Conocí a un hombre que se emborrachaba durante toda la semana. Era muy sincero y creía que, con tal de estar sobrio para el domingo, no hacia ningún mal. Muchos son los que tienen lo que ellos llaman una sincera obediencia; pero ésta es de tal clase que siempre deja un pequeño margen a la iniquidad. “Sí, claro”, dirás, “pero es tan pequeño que sólo nos concedemos algunos pecadillos sin importancia.”

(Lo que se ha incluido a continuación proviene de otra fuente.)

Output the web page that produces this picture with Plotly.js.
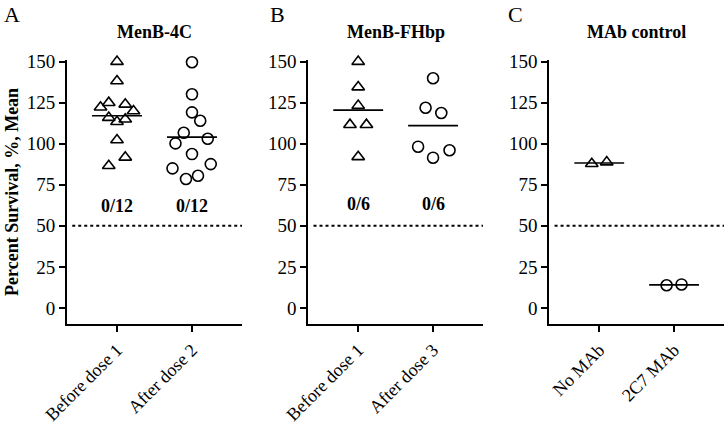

Mi querido amigo, estás completamente equivocado si crees que eso es una sincera obediencia; porque si fuera así como Dios la exige, entonces, cientos de personas de la condición más vil serían tan sinceras como tú -aunque yo no creo que tú lo seas, ya que, si lo fueses, obedecerías lo que dice Dios: “Cree en el Señor Jesucristo y serás salvo”-. Me parece que tu sincera obediencia es un sincero engaño, y que tú mismo así lo reconocerás. “Bueno”, dices, “también puedo ir a Cristo después de haberlo hecho todo y decirle: Señor, mira cuanta deficiencia hay en lo mío, querrás tu suplirla?” Es sabido que, no hace muchos siglos, las que eran acusadas de brujería eran pesadas en una gran balanza contra la Biblia parroquias, y si el platillo se inclinaba a su favor se declaraba su inocencia; pero el poner las brujas y la Biblia en el mismo platillo es una idea nueva.

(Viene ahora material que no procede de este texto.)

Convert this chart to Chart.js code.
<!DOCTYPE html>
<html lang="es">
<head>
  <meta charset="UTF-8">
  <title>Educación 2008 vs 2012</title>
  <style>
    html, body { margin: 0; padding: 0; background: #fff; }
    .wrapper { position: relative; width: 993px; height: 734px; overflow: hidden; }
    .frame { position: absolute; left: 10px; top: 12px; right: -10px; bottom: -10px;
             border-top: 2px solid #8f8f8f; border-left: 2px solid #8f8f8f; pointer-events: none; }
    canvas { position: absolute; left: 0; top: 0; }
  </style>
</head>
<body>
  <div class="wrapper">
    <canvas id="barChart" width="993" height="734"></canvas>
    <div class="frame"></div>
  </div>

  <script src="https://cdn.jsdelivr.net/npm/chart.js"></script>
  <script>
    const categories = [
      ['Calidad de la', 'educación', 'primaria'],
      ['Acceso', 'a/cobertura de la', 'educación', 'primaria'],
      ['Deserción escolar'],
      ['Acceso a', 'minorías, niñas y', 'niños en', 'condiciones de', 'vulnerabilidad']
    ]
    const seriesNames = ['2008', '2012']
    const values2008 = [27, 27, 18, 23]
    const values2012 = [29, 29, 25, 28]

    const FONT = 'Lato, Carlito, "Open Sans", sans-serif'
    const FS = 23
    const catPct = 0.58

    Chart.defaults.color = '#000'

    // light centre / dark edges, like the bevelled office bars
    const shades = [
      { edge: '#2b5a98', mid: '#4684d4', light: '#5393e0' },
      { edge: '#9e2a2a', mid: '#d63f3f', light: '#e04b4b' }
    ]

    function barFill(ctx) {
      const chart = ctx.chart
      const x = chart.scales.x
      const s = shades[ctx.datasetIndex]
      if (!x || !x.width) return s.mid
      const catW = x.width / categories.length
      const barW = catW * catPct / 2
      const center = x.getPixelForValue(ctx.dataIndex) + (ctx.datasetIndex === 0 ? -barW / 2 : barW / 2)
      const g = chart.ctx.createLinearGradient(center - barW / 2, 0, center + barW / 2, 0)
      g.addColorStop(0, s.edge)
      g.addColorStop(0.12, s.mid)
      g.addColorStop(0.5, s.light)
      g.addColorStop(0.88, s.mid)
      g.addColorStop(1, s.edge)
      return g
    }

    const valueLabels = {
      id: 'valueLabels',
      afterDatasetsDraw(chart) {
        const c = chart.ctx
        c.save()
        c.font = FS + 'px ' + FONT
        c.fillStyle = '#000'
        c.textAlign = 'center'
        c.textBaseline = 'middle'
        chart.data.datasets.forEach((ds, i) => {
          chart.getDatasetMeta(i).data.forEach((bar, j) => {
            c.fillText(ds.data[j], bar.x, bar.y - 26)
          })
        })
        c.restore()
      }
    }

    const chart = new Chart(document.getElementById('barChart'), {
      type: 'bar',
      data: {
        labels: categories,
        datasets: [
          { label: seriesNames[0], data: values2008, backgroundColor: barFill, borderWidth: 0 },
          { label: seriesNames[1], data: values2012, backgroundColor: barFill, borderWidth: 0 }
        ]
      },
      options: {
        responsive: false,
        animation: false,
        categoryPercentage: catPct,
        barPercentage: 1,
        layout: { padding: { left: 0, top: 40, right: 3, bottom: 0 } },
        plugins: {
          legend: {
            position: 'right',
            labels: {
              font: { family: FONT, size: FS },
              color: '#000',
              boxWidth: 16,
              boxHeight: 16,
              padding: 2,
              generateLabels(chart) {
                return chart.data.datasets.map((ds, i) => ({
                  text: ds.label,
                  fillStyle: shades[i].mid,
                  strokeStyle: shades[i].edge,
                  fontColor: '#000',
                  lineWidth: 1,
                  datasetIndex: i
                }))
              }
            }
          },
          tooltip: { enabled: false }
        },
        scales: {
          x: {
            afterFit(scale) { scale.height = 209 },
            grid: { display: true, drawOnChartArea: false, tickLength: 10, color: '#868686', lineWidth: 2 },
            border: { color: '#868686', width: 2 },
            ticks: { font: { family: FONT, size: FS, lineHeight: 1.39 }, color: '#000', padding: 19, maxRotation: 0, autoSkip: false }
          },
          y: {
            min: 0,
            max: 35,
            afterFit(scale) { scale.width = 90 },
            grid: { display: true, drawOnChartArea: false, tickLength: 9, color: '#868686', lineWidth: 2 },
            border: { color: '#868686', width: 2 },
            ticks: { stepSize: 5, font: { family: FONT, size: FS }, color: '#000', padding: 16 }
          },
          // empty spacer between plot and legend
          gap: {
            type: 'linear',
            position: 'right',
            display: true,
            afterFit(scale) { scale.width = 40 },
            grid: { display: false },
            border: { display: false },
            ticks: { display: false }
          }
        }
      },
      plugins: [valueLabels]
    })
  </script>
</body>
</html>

Cristo jamás se pondrá en la balanza con personajes tan necios y orgullosos como tú. Te gustaría que Él fuera una especie de contrapeso. Muchas gracias de su parte por tu atención; pero no aceptará un servicio tan denigrante. “Él puede ayudarme en el asunto de mi salvación”, dices. Sí, y sé que te gustaría; pero Cristo es un Salvador completamente distinto de lo que tú te imaginas; cuando empieza una obra le gusta acabarla por completo. Quizá te parezca extraño; pero no le agrada que nadie le ayude. Cuando hizo el mundo no necesitó que el ángel Gabriel enfriara con sus alas la materia incandescente; sino que Él lo hizo todo completamente solo, y lo mismo hace en la salvación.

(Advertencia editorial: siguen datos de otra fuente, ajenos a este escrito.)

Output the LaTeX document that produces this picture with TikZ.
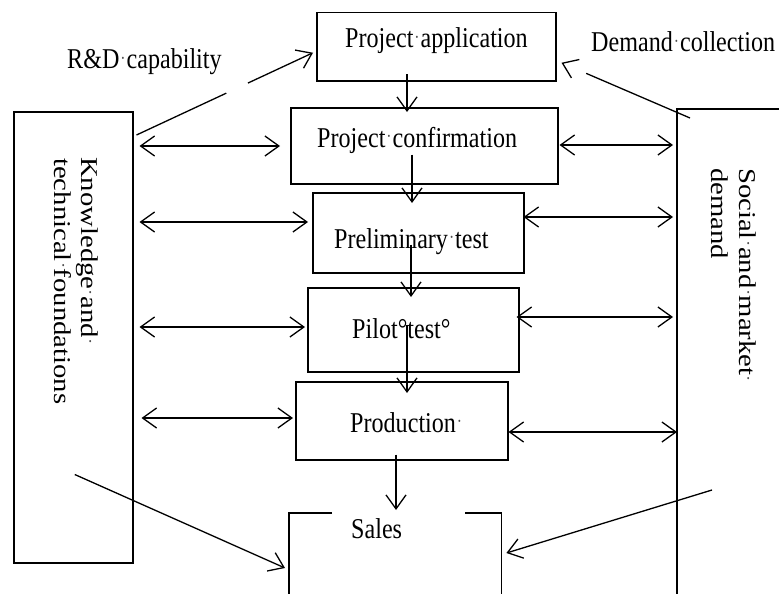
\documentclass[tikz,border=0pt]{standalone}
\usepackage{fontspec}
\setmainfont{Liberation Serif}[FakeStretch=0.84]
\newfontfamily\rotfont{Liberation Serif}
\usetikzlibrary{arrows.meta,calc}
% small space marker between words
\newcommand\wdot{\makebox[0.25em]{\raisebox{0.17em}{\scalebox{0.65}{\textcolor{black!70}{·}}}}}

\begin{document}
\begin{tikzpicture}[x=1pt,y=-1pt,
  box/.style={draw, line width=1.5pt, inner sep=0pt, anchor=north west},
  frame/.style={inner sep=0pt, anchor=north west},
  edge/.style={line width=1.5pt},
  lbl/.style={font=\fontsize{28.7}{31}\selectfont, inner sep=0pt, anchor=base west},
  rottext/.style={font=\rotfont\fontsize{28.7}{31}\selectfont, inner sep=0pt,
                  anchor=base west, xscale=0.84, rotate=-90},
  barb/.tip={Straight Barb[length=14pt,width=20pt]},
  arr/.style={line width=1.3pt, -barb},
  dbl/.style={line width=1.3pt, barb-barb}]

\useasboundingbox[fill=white] (0,0) rectangle (779,594);

% process boxes
\node[box, minimum width=239pt, minimum height=68pt] (app)  at (316,12)  {};
\node[box, minimum width=267pt, minimum height=76pt] (conf) at (290,107) {};
\node[box, minimum width=211pt, minimum height=80pt] (pre)  at (312,192) {};
\node[box, minimum width=211pt, minimum height=84pt] (pil)  at (307,287) {};
\node[box, minimum width=212pt, minimum height=78pt] (prod) at (295,381) {};
\node[box, minimum width=119pt, minimum height=451pt] (kt)  at (13,111)  {};

% open frames
\node[frame, minimum width=212pt, minimum height=90pt] (sales) at (289,513) {};
\draw[edge] ($(sales.north west)+(43,0)$) -- (sales.north west) -- (sales.south west);
\draw[edge] ($(sales.north east)+(-36,0)$) -- (sales.north east) -- (sales.south east);

\node[frame, minimum width=110pt, minimum height=490pt] (sm) at (677,109) {};
\draw[edge] (sm.south west) -- (sm.north west) -- (sm.north east);

% texts
\node[lbl] (rdt)    at (67,69)   {R\&D\wdot capability};
\node[lbl] (dct)    at (591,52)  {Demand\wdot collection};
\node[lbl] (appt)   at (345,48)  {Project\wdot application};
\node[lbl] (conft)  at (317,147) {Project\wdot confirmation};
\node[lbl] (pret)   at (334,248) {Preliminary\wdot test};
\node[lbl] (pilt)   at (352,338) {Pilot°test°};
\node[lbl] (prodt)  at (350,432) {Production\wdot};
\node[lbl] (salest) at (351,538) {Sales};
\node[rottext] (kt1) at (81,157) {Knowledge\wdot and\wdot};
\node[rottext] (kt2) at (54,158) {technical\wdot foundations};
\node[rottext] (sm1) at (739,168) {Social\wdot and\wdot market\wdot};
\node[rottext] (sm2) at (711,168) {demand};

% main flow
\draw[arr] ($(app.south -| 407,0)+(0,-7)$)   -- ($(conf.north -| 407,0)+(0,5)$);
\draw[arr] ($(conf.south -| 412,0)+(0,-30)$) -- ($(pre.north -| 412,0)+(0,11)$);
\draw[arr] ($(pre.south -| 411,0)+(0,-29)$)  -- ($(pil.north -| 411,0)+(0,10)$);
\draw[arr] ($(pil.south -| 407,0)+(0,-48)$)  -- ($(prod.north -| 407,0)+(0,12)$);
\draw[arr] ($(prod.south -| 396,0)+(0,-6)$)  -- ($(sales.north -| 396,0)+(0,-3)$);

% capability and demand inputs
\draw[arr, dash pattern=on 99pt off 24pt on 400pt]
  ($(kt.north east)+(3,24)$) -- ($(app.west)+(-3,6)$);
\draw[arr, dash pattern=on 113pt off 60pt]
  ($(sm.north west)+(13,9)$) -- ($(app.east)+(5,16)$);

% knowledge side exchanges
\draw[dbl] ($(kt.east |- 0,146)+(6,0)$) -- ($(conf.west |- 0,146)+(-10,0)$);
\draw[dbl] ($(kt.east |- 0,222)+(6,0)$) -- ($(pre.west |- 0,222)+(-4,0)$);
\draw[dbl] ($(kt.east |- 0,327)+(6,0)$) -- ($(pil.west |- 0,327)+(-2,0)$);
\draw[dbl] ($(kt.east |- 0,418)+(8,0)$) -- ($(prod.west |- 0,418)+(-2,0)$);

% market side exchanges
\draw[dbl] ($(conf.east |- 0,145)+(1,0)$)  -- ($(sm.west |- 0,145)+(-4,0)$);
\draw[dbl] ($(pre.east |- 0,217)+(-1,0)$)  -- ($(sm.west |- 0,217)+(-4,0)$);
\draw[dbl] ($(pil.east |- 0,317)+(-3,0)$)  -- ($(sm.west |- 0,317)+(-4,0)$);
\draw[dbl] (prod.east |- 0,432) -- (sm.west |- 0,432);

% inputs to sales
\draw[arr] ($(kt.south)+(1.5,-89)$) -- ($(sales.north west)+(-4,55)$);
\draw[arr] ($(sm.north west)+(35,381)$) -- ($(sales.north east)+(5,40)$);
\end{tikzpicture}
\end{document}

Él dice: “A otro no daré mi gloria”. Permíteme recordarte, si declaras ir a Cristo y al mismo tiempo hacer algo tú, aquel pasaje de la Escritura, a propósito para ti, y que puedes digerir sin prisas: “Y si por gracia, luego no por las obras; de otra manera la gracia ya no es gracia. Y si por las obras, ya no es gracia; de otra manera, la obra ya no es obra”. Porque si las pones juntas, echas a perder las dos. Cuando vayas a casa trata de mezclar el agua con el fuego; haz que un cordero y un león moren juntos bajo tu techo, y si logras que el éxito te sonría, puedes decir que has conseguido que la gracia y las obras se avengan; pero aún entonces te diré que mientes, porque las dos son tan esencialmente opuestas, que es imposible que eso pueda ocurrir.
Al que de vosotros quiera arrojar todas sus buenas obras y venir a Jesús diciendo:
“Nada, nada, NADA,
Nada traigo en mis manos a tu luz,
Solo vengo a abrazarme a tu cruz»,
Cristo le proveerá abundantemente de buenas obras, y el Espíritu Santo obrará en él tanto el querer como el hacer por Su buena voluntad, y le hará santo y perfecto. Pero si tratáis de conseguir tal santidad fuera de Cristo, habéis empezado por el final; habéis cortado las flores antes de sembrarlas, y trabajáis innecesariamente, por vuestra necedad. ¡Tiembla ante Él ahora, Ismael! Si muchos de vosotros sois Isaacs, recordad siempre que sois hijos de la promesa. No cedáis. No os dejéis uncir por el yugo de servidumbre; porque no estáis bajo la ley, sino bajo la gracia.